Cela dit, une véritable réflexion s’impose selon moi pour les seniors, notamment avec l’arrivée massive des baby-boomers à la retraite. De nombreux logements sont aujourd’hui sous-occupés, mais les solutions concrètes font défaut pour accompagner ces personnes : financement hypothécaire, accompagnement au déménagement, logements attractifs et adaptés. Je suis convaincu qu’un tel accompagnement améliorerait leur qualité de vie — tout en libérant des logements précieux pour d’autres ménages.

Quelles pistes concrètes existent pour réduire l’impact climatique du secteur immobilier suisse ?

L’innovation, sans hésitation. De nombreuses solutions existent déjà : nouveaux matériaux, technologies de construction, systèmes énergétiques intégrés. Le problème, c’est que le secteur immobilier est lent à adopter ces innovations. Pourquoi ? Parce que les propriétaires sont souvent des investisseurs institutionnels, avec des stratégies standardisées. Toute nouveauté est perçue comme un risque, susceptible d’affecter le taux de capitalisation ou la valeur nette d’inventaire (NAV).

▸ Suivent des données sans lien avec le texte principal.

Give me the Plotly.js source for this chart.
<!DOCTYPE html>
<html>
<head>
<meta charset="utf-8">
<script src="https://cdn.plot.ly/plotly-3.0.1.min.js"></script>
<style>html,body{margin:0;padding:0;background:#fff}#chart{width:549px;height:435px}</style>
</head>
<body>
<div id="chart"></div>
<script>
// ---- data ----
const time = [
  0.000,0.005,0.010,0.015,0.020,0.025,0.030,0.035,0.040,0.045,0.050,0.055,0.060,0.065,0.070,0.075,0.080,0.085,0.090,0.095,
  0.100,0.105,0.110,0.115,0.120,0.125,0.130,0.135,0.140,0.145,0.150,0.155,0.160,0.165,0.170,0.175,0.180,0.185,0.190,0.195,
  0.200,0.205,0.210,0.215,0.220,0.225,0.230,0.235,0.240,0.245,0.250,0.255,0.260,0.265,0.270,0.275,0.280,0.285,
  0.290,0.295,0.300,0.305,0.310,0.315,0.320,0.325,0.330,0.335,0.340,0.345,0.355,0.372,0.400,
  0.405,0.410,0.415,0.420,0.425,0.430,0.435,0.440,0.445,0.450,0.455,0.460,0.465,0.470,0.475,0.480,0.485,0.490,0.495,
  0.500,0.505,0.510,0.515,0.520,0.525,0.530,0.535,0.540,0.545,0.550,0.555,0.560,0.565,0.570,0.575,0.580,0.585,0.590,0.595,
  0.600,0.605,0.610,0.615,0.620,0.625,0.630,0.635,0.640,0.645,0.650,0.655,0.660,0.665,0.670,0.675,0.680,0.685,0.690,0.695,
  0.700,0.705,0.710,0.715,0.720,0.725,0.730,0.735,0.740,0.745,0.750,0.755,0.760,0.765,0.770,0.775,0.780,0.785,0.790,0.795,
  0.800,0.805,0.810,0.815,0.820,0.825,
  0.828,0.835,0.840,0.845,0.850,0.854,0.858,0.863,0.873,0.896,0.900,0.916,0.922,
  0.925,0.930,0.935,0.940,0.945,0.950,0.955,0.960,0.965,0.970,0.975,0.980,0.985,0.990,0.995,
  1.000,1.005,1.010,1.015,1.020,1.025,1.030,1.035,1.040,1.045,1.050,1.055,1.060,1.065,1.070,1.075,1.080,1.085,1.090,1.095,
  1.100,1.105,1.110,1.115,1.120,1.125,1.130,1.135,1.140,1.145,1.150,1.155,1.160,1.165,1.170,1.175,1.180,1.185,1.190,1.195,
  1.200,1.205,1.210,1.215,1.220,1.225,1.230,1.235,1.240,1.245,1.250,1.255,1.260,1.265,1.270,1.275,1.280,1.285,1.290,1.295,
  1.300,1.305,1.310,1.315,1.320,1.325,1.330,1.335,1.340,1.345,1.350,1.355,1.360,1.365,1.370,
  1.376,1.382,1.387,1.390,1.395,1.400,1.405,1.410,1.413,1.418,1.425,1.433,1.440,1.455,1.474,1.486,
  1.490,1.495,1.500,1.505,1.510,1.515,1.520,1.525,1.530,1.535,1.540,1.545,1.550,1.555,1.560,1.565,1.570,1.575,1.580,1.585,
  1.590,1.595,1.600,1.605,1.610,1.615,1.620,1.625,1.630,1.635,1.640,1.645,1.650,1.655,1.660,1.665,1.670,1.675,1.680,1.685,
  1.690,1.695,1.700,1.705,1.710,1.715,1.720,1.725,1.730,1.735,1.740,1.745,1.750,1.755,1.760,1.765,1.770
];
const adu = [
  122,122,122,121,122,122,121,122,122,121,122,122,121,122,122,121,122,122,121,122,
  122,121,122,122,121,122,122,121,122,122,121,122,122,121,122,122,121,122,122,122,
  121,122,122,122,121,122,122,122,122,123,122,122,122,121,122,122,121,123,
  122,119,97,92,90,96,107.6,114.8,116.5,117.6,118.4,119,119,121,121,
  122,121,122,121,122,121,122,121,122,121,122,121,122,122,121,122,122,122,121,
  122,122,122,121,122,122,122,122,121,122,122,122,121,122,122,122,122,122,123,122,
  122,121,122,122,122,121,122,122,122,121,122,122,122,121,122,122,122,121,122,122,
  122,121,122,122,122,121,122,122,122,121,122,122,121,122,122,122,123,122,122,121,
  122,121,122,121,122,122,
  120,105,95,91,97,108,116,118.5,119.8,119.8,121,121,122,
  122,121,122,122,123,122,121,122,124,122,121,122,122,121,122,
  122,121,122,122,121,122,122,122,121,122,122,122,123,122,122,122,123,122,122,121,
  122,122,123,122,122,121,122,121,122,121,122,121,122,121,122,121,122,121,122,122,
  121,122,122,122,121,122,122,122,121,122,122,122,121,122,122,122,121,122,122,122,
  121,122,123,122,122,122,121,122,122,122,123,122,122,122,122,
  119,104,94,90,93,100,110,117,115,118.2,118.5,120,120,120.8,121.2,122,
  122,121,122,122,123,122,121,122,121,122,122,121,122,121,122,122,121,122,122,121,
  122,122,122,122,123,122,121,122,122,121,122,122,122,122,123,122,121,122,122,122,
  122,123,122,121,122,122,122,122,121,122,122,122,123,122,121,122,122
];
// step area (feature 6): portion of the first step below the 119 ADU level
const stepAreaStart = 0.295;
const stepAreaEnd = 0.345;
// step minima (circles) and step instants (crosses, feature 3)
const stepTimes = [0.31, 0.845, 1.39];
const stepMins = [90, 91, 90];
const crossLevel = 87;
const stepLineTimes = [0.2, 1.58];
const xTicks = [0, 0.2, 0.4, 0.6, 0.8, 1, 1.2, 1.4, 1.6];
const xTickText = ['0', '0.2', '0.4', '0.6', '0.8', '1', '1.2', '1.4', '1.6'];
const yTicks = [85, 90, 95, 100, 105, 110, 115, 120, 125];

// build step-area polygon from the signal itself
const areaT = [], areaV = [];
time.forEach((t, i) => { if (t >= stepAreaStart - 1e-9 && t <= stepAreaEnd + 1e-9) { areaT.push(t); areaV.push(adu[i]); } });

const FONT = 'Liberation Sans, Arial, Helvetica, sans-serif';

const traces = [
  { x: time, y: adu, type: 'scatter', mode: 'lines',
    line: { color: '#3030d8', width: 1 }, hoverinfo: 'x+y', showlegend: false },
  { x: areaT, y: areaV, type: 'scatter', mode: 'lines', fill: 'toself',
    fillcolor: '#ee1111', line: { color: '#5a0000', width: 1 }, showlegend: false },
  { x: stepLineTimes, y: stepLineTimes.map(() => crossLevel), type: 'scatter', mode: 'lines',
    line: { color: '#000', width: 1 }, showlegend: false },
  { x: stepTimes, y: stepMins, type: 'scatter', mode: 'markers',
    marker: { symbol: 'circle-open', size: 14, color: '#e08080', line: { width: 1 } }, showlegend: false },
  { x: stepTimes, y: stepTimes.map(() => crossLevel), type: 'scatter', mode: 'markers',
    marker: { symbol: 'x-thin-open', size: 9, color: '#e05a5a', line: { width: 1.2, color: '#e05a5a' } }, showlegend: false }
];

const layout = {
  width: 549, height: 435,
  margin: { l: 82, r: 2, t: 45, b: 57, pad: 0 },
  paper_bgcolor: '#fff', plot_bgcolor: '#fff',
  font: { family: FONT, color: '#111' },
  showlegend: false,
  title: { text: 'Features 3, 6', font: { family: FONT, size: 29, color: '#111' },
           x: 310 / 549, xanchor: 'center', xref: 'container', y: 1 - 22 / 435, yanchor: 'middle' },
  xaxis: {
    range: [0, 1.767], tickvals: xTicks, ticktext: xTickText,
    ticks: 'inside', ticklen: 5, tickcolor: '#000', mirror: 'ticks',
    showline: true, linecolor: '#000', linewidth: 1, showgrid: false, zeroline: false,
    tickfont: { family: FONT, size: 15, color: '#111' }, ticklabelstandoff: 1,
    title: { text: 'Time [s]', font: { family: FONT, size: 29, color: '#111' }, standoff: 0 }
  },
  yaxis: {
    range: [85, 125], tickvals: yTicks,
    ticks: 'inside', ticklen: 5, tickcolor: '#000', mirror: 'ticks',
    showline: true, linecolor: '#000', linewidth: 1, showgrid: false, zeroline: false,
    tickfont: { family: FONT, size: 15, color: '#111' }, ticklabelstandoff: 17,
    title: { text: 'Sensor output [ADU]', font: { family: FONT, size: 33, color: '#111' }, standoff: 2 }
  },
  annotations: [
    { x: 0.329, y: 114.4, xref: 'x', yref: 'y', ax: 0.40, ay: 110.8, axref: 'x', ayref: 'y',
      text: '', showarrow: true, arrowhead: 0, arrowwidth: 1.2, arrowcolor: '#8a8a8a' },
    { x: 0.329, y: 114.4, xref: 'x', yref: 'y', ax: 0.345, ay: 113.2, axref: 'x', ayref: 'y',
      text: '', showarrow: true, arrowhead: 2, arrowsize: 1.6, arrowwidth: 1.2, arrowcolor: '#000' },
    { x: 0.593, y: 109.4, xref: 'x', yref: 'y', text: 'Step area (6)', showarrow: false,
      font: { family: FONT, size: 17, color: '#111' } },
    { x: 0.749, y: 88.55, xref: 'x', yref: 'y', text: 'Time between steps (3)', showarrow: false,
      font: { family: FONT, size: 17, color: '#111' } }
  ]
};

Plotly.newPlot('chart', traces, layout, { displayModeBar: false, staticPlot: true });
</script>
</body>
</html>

Nous évoluons dans un modèle où, tant que ce n’est pas obligatoire, ce n’est pas prioritaire. C’est regrettable, mais c’est la réalité. Il faut donc encourager, accompagner, et surtout dé-risquer l’adoption de ces innovations pour que les investisseurs les considèrent comme viables.

Il ne faut pas oublier que l’impact climatique ne vient pas uniquement du parc existant, mais aussi — et de manière significative — de la construction elle-même. C’est pourquoi il est essentiel non seulement de rénover, mais de le faire plus vite, et surtout plus intelligemment. Une rénovation efficace permet de réduire l’empreinte carbone globale tout en répondant aux besoins actuels.

Le secteur immobilier fait actuellement face à une suroffre de bureaux. Ces espaces, une fois réaménagés, ne pourraient-ils pas répondre au besoin croissant de logements intégrant davantage d’espaces mutualisés ?

Oui, c’est une excellente piste. Elle a d’ailleurs été concrétisée à Genève, comme le montre ce projet où tout un îlot de bureaux pourrait être transformé en 196 logements. C’est une pratique courante à l’international, mais elle reste complexe à mettre en œuvre en Suisse. Les autorisations sont longues à obtenir, les changements d’affectation sont contraignants, et la conception technique s’avère souvent plus compliquée qu’une rénovation classique.

Or, plus de complexité signifie plus de coûts, donc une rentabilité plus difficile à atteindre — ce qui la rend moins attrayante pour les investisseurs. Cela dit, avec une planification rigoureuse, des soutiens financiers ciblés et une volonté politique affirmée, ces projets peuvent bel et bien faire partie de la solution.